Over at
Dead Tree Edition, our friend Mr. Tree (if that is his name) turns the microphone over to Frank Locantore, Project Director of the Green America Better Paper Project, to discuss the highlights of
a new study (pdf) commissioned by the National Geographic Society and conducted by
Environ that attempts to gauge the environmental impacts of virgin vs. recycled paper. The conclusions?
1) The relative environmental impacts for deinked pulp are better than those for kraft or mechanical pulp in all environmental categories studied.
2) It isn’t demonstrated that it is better to use recovered fiber in non-magazine paper.
3) There are currently no significant limitations on recovered paper supply.

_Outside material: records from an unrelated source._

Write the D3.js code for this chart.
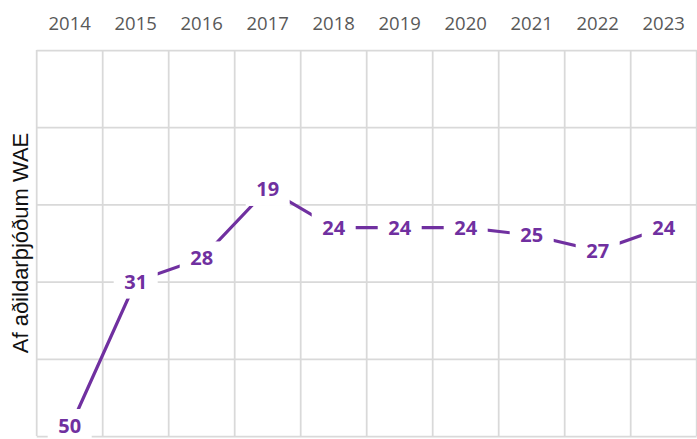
<!DOCTYPE html>
<html>
<head>
<meta charset="utf-8">
<script src="https://cdn.jsdelivr.net/npm/d3@7/dist/d3.min.js"></script>
<style>
  html, body { margin: 0; padding: 0; background: #fff; }
  svg { display: block; }
</style>
</head>
<body>
<div id="chart"></div>
<script>
// Ranking among WAE member nations, by year (lower rank is better, axis inverted)
const years = ["2014", "2015", "2016", "2017", "2018", "2019", "2020", "2021", "2022", "2023"];
const ranks = [50, 31, 28, 19, 24, 24, 24, 25, 27, 24];
const rankTicks = [1, 11, 21, 31, 41, 51];
const axisTitle = "Af aðildarþjóðum WAE";

const width = 697, height = 439;
const plot = { left: 36.7, right: 696.7, top: 50, bottom: 436 };
const purple = "#7030A0";
const gridColor = "#d9d9d9";

const svg = d3.select("#chart").append("svg")
  .attr("width", width).attr("height", height);

const x = d3.scaleBand().domain(years).range([plot.left, plot.right]).padding(0);
const y = d3.scaleLinear().domain([rankTicks[0], rankTicks[rankTicks.length - 1]])
  .range([plot.top, plot.bottom]);
const cx = d => x(d) + x.bandwidth() / 2;

// Horizontal gridlines (tick labels hidden)
svg.append("g")
  .attr("transform", `translate(${plot.left},0)`)
  .call(d3.axisLeft(y).tickValues(rankTicks).tickSize(-(plot.right - plot.left)).tickFormat(""))
  .call(g => g.select(".domain").remove())
  .call(g => g.selectAll("line").attr("stroke", gridColor).attr("stroke-width", 1.75));

// Vertical gridlines at category boundaries
const bounds = years.map(d => x(d)).concat([x(years[years.length - 1]) + x.bandwidth()]);
svg.append("g").selectAll("line").data(bounds).join("line")
  .attr("x1", d => d).attr("x2", d => d)
  .attr("y1", plot.top).attr("y2", plot.bottom)
  .attr("stroke", gridColor).attr("stroke-width", 1.75);

// Year labels across the top
svg.append("g")
  .attr("transform", `translate(0,${plot.top})`)
  .call(d3.axisTop(x).tickSize(0).tickPadding(20))
  .call(g => g.select(".domain").remove())
  .call(g => g.selectAll("text")
    .attr("font-family", "'Open Sans', sans-serif")
    .attr("font-size", 18.5)
    .attr("fill", "#595959"));

// Axis title
svg.append("text")
  .attr("transform", `translate(28,${(plot.top + plot.bottom) / 2}) rotate(-90)`)
  .attr("text-anchor", "middle")
  .attr("font-family", "'Liberation Sans', Arial, sans-serif")
  .attr("font-size", 22)
  .attr("fill", "#111")
  .text(axisTitle);

const data = years.map((yr, i) => ({ year: yr, rank: ranks[i] }));

// Rank line
svg.append("path")
  .datum(data)
  .attr("fill", "none")
  .attr("stroke", purple)
  .attr("stroke-width", 3.2)
  .attr("d", d3.line().x(d => cx(d.year)).y(d => y(d.rank)));

// Value labels on white boxes (kept inside the bottom edge)
const labelY = d => Math.min(y(d.rank), height - 13);
const labels = svg.append("g").selectAll("g").data(data).join("g")
  .attr("transform", d => `translate(${cx(d.year)},${labelY(d)})`);

labels.append("rect")
  .attr("x", -22).attr("y", -17)
  .attr("width", 44).attr("height", 34)
  .attr("fill", "#fff");

labels.append("text")
  .attr("text-anchor", "middle")
  .attr("dy", 7)
  .attr("font-family", "'Open Sans', sans-serif")
  .attr("font-weight", 700)
  .attr("font-size", 20)
  .attr("fill", purple)
  .text(d => d.rank);
</script>
</body>
</html>
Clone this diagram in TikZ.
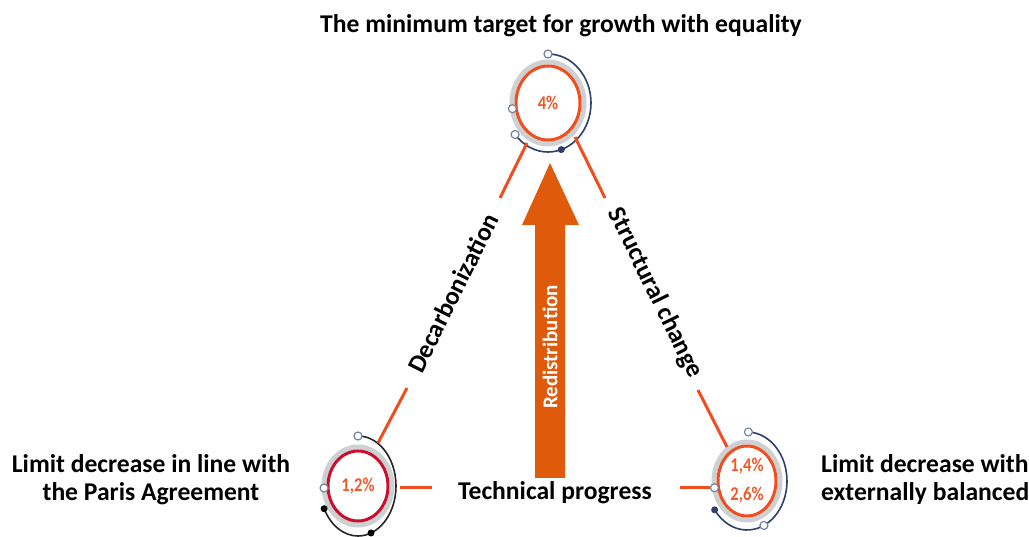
\documentclass[tikz,border=0pt]{standalone}
\usepackage{fontspec}
\setmainfont{Carlito}
\usetikzlibrary{calc}
\definecolor{redline}{HTML}{F04E1E}
\definecolor{crimson}{HTML}{C8102E}
\definecolor{ringgray}{HTML}{CDD1D1}
\definecolor{navy}{HTML}{2E3F6E}
\definecolor{dotblue}{HTML}{7482AA}
\definecolor{arroworange}{HTML}{E05A0C}
\definecolor{pcttext}{HTML}{F05A28}
\newcommand{\narrowtxt}[1]{\scalebox{0.85}[1]{#1}}
\tikzset{
  lbl/.style={font=\fontsize{25.6}{28}\selectfont\bfseries, text=black, inner sep=0pt},
  pct/.style={font=\fontsize{19.5}{21}\selectfont\bfseries, text=pcttext, inner sep=0pt},
  segment/.style={draw=redline, line width=3pt},
  ring/.style={draw=ringgray, line width=5pt},
  opendot/.style={circle, draw=dotblue, fill=white, line width=1.2pt, minimum size=8pt, inner sep=0pt},
  filldot/.style={circle, fill=#1, minimum size=7pt, inner sep=0pt},
  orbit/.style={draw=#1, line width=1.6pt}
}
\begin{document}
\begin{tikzpicture}[x=1pt,y=1pt]
\useasboundingbox (0,0) rectangle (1029,536);

% ---------- top circle ----------
\coordinate (T) at (548,433);
\draw[ring] (T) ellipse[x radius=36, y radius=41];
\draw[draw=redline, line width=3pt] (T) ellipse[x radius=32, y radius=37];
\draw[orbit=navy] ($(T)+(90:43 and 49)$) arc[start angle=90, end angle=-140, x radius=43, y radius=49];
\node[opendot] (t1) at ($(T)+(90:43 and 49)$) {};
\node[opendot] (t2) at ($(T)+(-140:43 and 49)$) {};
\node[filldot=navy] (t3) at ($(T)+(-72:43 and 49)$) {};
\node[opendot] (t4) at ($(T)+(188:36 and 41)$) {};
\node[pct] (p4) at (T) {\narrowtxt{4\%}};

% ---------- bottom-left circle ----------
\coordinate (L) at (358,50);
\draw[ring] (L) ellipse[x radius=34, y radius=39];
\draw[draw=crimson, line width=3pt] (L) ellipse[x radius=30, y radius=35];
\draw[orbit=black!85] ($(L)+(90:38 and 50)$) arc[start angle=90, end angle=-153, x radius=38, y radius=50];
\node[opendot] (l1) at ($(L)+(90:38 and 50)$) {};
\node[filldot=black] (l2) at ($(L)+(-70:38 and 50)$) {};
\node[filldot=black] (l3) at ($(L)+(-153:38 and 50)$) {};
\node[opendot] (l4) at ($(L)+(183:34 and 39)$) {};
\node[pct] (p12) at (L) {\narrowtxt{1,2\%}};

% ---------- bottom-right circle ----------
\coordinate (R) at (747,55);
\draw[ring] (R) ellipse[x radius=33, y radius=39];
\draw[draw=redline, line width=3pt] (R) ellipse[x radius=29, y radius=35];
\draw[orbit=navy] ($(R)+(88:40 and 49)$) arc[start angle=88, end angle=-144, x radius=40, y radius=49];
\node[opendot] (r1) at ($(R)+(88:40 and 49)$) {};
\node[opendot] (r2) at ($(R)+(-65:40 and 49)$) {};
\node[filldot=navy] (r3) at ($(R)+(-144:40 and 49)$) {};
\node[opendot] (r4) at ($(R)+(190:33 and 39)$) {};
\node[pct] (p14) at ($(R)+(0,15)$) {\narrowtxt{1,4\%}};
\node[pct] (p26) at ($(R)+(0,-14)$) {\narrowtxt{2,6\%}};

% ---------- triangle segments ----------
\coordinate (lu1) at (527,393); \coordinate (lu2) at (500,338);
\coordinate (ll1) at (407,148); \coordinate (ll2) at (378,93);
\coordinate (ru1) at (575,399); \coordinate (ru2) at (605,338);
\coordinate (rl1) at (698,146); \coordinate (rl2) at (727,89);
\coordinate (bl1) at (400,48);  \coordinate (bl2) at (432,48);
\coordinate (br1) at (680,48);  \coordinate (br2) at (710,48);
\draw[segment] (lu1) -- (lu2);
\draw[segment] (ll1) -- (ll2);
\draw[segment] (ru1) -- (ru2);
\draw[segment] (rl1) -- (rl2);
\draw[segment] (bl1) -- (bl2);
\draw[segment] (br1) -- (br2);

\node[lbl, rotate=63.6] (decarb) at (453,243) {Decarbonization};
\node[lbl, rotate=-63.9] (struct) at (655,243) {Structural change};
\node[lbl] (tech) at (555,43) {Technical progress};

% ---------- big arrow ----------
\fill[arroworange] (535,58) -- (565,58) -- (565,311) -- (579,311) -- (550,373) -- (522,311) -- (535,311) -- cycle;
\node[font=\fontsize{21}{23}\selectfont\bfseries, text=white, rotate=90, inner sep=0pt] (redis) at (550,189) {Redistribution};

% ---------- outer labels ----------
\node[lbl] (title) at (561,510) {The minimum target for growth with equality};
\node[lbl, align=center] (paris) at (151,56) {Limit decrease in line with\\the Paris Agreement};
\node[lbl, align=left, anchor=west] (ext) at (821,56) {Limit decrease with\\externally balanced};
\end{tikzpicture}
\end{document}
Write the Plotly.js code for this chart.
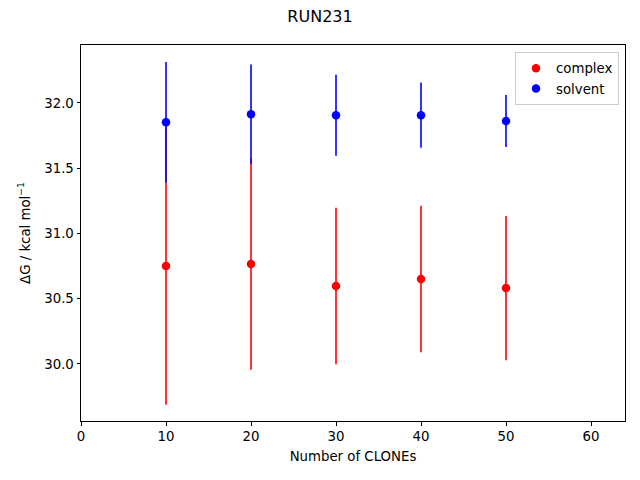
<!DOCTYPE html>
<html>
<head>
<meta charset="utf-8">
<script src="https://cdn.plot.ly/plotly-3.0.1.min.js"></script>
<style>html,body{margin:0;padding:0;background:#fff}#chart{width:640px;height:480px}</style>
</head>
<body>
<div id="chart"></div>
<script>
const clones = [10, 20, 30, 40, 50];
const complexDG = [30.75, 30.765, 30.597, 30.651, 30.581];
const complexErr = [1.062, 0.81, 0.60, 0.562, 0.553];
const solventDG = [31.852, 31.914, 31.906, 31.906, 31.862];
const solventErr = [0.462, 0.38, 0.31, 0.25, 0.199];

const font = {family: 'DejaVu Sans, sans-serif', size: 13.3, color: '#000'};

const traces = [
  {x: clones, y: complexDG, name: 'complex', type: 'scatter', mode: 'markers',
   marker: {color: '#ff0000', size: 8.5},
   error_y: {type: 'data', array: complexErr, visible: true, color: '#ff0000', thickness: 1.6, width: 0}},
  {x: clones, y: solventDG, name: 'solvent', type: 'scatter', mode: 'markers',
   marker: {color: '#0000ff', size: 8.5},
   error_y: {type: 'data', array: solventErr, visible: true, color: '#0000ff', thickness: 1.6, width: 0}}
];

const axisCommon = {showgrid: false, zeroline: false, showline: true, mirror: true,
  linecolor: '#000', linewidth: 1, ticks: 'outside', ticklen: 3.5, tickwidth: 1,
  tickcolor: '#000', tickfont: font};

const layout = {
  width: 640, height: 480,
  margin: {l: 81, r: 15, t: 45, b: 59, pad: 0},
  paper_bgcolor: '#fff', plot_bgcolor: '#fff',
  font: font,
  title: {text: 'RUN231', x: 0.5, xanchor: 'center', y: 0.965, yanchor: 'middle', font: {family: font.family, size: 16, color: '#000'}},
  xaxis: Object.assign({}, axisCommon, {range: [0, 64], tickvals: [0,10,20,30,40,50,60],
    title: {text: 'Number of CLONEs', font: font, standoff: 8}}),
  yaxis: Object.assign({}, axisCommon, {range: [29.5626, 32.444], tickvals: [30,30.5,31,31.5,32], tickformat: '.1f',
    title: {text: 'ΔG / kcal mol<sup>−1</sup>', font: font, standoff: 10}}),
  showlegend: true,
  legend: {x: 0.989, xanchor: 'right', y: 0.981, yanchor: 'top', bgcolor: 'rgba(255,255,255,0.8)',
    bordercolor: '#cccccc', borderwidth: 1, font: font, tracegroupgap: 0}
};

Plotly.newPlot('chart', traces, layout, {displayModeBar: false, staticPlot: true});
</script>
</body>
</html>
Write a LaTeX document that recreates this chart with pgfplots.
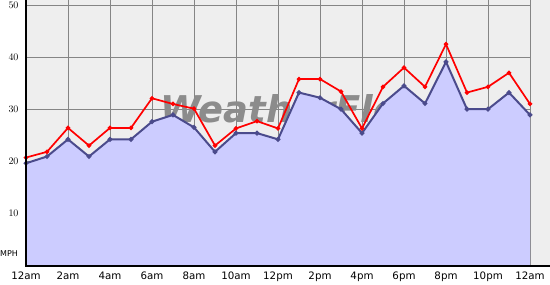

Well, you can see what would happen if the paper and printing industries switched over to 100% recycled paper—after all, recycled paper has to start out as virgin pulp. Also, too: you can only recycle the same pulp so many times (at most five times) before the fibers become unusable. So, there’s that. And what I would argue is an important issue for a magazine like
National Geographic: is there any impact on the quality of the product? The hallmark of
National Geographic is the quality of its photography and the printing of that photography. Is there a compromise in using recycled paper? (I’m not saying that there is, I am just putting the question out there.)
One qualification in the study caught my attention:
Other impact categories, such as biodiversity and carbon sequestration were not included, because supporting data and/or impact characterization factors could not be obtained within the project scope and available resources
Another important point—covered ad nauseam in this space—is that reducing the demand for virgin pulp may have a significant
negative impact on certain elements of the environment, namely forests, forest health, biodiversity, etc. Trees used for wood products are crops and, like any crop, can be sustainably or unsustainably managed. Sustainably managed forests preserve forest health and biodiversity. The alternative—if demand drops to such a point that it is not profitable to manage the forests at all—is for forestry products companies to sell the forestland, where it could very well be destroyed for real estate development or other uses that don’t include trees. Not that that is inevitable, but land has value of course, and that value can either reside in the trees—or what can replace the trees.
Anyway, not to “dis” recycled paper; I am all in favor of using as much of it as is practical, but there are other issues involved. And given the perilous state of the paper and print publishing industries today, I’m not sure they are the biggest contributors to our environmental problems.